-- What is asked --
Reproduce each line bearing the word "chart".
# # # # # # #
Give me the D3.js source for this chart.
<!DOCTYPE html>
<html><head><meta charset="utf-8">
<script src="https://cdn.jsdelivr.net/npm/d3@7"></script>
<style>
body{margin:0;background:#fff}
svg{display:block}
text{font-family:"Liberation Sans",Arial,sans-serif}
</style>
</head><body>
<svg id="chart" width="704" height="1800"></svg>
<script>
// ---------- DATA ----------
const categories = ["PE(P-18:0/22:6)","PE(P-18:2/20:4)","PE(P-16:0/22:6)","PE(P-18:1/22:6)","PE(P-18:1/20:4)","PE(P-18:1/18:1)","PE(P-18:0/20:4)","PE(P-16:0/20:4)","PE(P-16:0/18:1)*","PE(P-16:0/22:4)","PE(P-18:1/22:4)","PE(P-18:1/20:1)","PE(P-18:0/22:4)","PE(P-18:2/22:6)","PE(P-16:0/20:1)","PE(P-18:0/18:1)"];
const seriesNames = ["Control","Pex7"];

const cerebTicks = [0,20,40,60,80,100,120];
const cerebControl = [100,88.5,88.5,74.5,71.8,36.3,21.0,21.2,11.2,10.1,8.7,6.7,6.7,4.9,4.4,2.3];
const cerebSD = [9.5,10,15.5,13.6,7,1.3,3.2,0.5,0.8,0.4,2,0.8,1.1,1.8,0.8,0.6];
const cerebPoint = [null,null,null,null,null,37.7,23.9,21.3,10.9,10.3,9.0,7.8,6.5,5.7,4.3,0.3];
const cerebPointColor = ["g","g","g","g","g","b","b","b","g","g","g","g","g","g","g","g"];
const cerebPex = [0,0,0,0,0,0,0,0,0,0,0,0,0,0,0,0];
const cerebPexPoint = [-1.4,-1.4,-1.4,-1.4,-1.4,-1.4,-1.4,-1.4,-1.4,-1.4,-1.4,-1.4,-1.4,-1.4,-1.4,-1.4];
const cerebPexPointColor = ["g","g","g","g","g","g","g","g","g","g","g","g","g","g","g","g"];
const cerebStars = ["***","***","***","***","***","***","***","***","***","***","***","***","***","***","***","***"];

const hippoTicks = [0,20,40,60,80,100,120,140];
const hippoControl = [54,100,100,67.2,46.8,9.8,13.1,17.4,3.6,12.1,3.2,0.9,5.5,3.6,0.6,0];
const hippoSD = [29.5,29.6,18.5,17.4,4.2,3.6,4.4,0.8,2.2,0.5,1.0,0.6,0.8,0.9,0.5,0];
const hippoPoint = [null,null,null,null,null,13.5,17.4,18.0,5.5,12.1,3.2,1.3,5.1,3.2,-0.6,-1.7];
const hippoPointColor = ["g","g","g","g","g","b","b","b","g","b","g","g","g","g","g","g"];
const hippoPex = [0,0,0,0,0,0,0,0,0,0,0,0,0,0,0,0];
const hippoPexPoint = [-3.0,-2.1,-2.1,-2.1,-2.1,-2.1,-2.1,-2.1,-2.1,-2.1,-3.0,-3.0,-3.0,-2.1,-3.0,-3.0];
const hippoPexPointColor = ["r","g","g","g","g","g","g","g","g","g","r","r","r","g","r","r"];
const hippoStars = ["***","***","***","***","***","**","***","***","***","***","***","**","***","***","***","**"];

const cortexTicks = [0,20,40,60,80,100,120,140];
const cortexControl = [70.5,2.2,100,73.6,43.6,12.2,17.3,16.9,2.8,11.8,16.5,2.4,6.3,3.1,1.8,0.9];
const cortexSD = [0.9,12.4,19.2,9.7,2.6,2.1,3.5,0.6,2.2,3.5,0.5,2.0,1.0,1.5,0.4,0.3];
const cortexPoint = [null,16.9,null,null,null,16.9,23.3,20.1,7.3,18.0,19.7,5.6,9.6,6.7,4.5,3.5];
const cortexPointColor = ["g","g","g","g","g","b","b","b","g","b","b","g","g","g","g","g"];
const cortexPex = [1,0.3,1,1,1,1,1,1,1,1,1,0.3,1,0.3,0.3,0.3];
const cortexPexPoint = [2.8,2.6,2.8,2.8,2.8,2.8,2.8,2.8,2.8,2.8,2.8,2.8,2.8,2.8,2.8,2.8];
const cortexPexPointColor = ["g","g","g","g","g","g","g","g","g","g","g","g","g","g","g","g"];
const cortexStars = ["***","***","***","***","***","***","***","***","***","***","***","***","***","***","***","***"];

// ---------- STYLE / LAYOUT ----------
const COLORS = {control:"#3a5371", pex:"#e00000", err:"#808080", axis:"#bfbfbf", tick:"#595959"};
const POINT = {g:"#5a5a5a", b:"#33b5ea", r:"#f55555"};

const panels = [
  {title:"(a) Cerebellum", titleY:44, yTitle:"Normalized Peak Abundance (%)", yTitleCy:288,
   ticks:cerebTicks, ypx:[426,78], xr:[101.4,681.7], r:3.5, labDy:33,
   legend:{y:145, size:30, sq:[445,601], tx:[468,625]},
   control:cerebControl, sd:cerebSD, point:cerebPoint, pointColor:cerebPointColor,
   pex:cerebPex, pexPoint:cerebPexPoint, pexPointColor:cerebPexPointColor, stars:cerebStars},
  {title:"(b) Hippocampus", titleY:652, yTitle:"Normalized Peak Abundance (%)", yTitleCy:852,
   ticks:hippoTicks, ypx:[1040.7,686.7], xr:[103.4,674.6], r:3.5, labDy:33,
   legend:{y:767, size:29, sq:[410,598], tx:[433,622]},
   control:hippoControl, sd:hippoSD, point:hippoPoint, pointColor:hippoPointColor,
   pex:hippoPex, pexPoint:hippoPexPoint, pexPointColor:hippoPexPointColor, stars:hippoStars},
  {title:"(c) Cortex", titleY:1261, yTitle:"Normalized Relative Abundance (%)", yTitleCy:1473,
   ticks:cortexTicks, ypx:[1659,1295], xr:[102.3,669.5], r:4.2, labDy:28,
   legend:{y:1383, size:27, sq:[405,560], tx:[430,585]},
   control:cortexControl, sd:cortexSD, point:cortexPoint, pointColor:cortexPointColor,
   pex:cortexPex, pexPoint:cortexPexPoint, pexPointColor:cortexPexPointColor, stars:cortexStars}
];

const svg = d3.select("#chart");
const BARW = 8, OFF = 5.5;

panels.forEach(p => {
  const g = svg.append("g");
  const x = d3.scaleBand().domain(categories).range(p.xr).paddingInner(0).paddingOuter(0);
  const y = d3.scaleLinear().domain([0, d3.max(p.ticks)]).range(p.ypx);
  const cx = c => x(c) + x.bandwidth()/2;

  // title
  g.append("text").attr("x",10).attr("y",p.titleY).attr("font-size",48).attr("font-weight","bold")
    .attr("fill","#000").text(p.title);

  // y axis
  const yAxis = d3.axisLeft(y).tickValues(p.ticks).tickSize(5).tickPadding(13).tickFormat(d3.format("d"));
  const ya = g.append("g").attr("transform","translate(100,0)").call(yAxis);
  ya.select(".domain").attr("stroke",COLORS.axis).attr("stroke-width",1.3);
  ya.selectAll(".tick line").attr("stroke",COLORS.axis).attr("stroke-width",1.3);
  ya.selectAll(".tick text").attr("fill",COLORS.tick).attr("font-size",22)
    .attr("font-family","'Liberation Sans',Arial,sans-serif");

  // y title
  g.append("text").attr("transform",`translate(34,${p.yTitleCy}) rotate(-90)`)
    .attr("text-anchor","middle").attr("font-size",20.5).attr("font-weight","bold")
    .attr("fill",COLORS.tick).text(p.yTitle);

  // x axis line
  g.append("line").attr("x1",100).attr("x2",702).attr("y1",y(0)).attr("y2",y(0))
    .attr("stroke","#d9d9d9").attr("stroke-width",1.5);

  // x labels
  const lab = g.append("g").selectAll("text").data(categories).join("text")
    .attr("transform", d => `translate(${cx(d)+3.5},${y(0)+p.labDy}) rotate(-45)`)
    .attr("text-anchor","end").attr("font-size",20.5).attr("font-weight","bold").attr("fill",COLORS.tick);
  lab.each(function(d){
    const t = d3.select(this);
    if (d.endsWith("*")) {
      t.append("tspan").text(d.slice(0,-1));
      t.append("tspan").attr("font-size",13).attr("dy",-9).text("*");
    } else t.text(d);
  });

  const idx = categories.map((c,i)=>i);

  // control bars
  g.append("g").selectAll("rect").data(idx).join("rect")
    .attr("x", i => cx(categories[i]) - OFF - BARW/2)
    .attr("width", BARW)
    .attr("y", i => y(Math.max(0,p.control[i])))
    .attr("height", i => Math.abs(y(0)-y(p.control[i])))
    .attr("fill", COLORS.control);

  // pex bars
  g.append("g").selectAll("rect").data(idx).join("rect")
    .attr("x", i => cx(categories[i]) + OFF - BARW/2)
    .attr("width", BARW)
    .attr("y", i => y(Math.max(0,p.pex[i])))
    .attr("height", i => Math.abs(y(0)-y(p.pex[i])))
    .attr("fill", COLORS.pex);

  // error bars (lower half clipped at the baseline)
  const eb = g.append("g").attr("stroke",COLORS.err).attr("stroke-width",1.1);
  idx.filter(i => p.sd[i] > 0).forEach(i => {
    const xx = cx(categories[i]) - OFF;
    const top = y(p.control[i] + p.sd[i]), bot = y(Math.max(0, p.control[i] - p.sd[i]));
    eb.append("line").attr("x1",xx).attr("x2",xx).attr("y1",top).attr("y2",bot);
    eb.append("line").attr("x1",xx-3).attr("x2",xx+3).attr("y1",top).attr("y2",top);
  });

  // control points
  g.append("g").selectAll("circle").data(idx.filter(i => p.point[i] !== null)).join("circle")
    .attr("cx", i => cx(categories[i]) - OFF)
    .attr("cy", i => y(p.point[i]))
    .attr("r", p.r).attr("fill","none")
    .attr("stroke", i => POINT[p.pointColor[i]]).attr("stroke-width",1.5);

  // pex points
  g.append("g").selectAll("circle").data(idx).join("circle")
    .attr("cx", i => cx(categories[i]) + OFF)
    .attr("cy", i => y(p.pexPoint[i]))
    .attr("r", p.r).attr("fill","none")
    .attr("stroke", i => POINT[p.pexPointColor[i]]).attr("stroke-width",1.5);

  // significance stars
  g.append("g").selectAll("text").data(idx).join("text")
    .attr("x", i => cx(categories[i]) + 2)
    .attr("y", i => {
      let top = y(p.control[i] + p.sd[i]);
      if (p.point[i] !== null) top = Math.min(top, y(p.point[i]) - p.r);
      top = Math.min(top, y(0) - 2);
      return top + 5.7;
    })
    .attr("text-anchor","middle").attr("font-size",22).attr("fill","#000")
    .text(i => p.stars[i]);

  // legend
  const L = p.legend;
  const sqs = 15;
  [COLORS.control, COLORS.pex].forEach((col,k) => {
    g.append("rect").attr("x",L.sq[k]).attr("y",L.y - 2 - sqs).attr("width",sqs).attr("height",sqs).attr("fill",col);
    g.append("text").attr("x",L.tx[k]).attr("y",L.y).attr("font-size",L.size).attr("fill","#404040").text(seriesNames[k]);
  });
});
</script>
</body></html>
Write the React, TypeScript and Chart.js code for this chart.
# # # # # # #
-- Answer in full --
Give me the D3.js source for this chart.
<svg id="chart" width="704" height="1800"></svg>
const svg = d3.select("#chart");
Write the React, TypeScript and Chart.js code for this chart.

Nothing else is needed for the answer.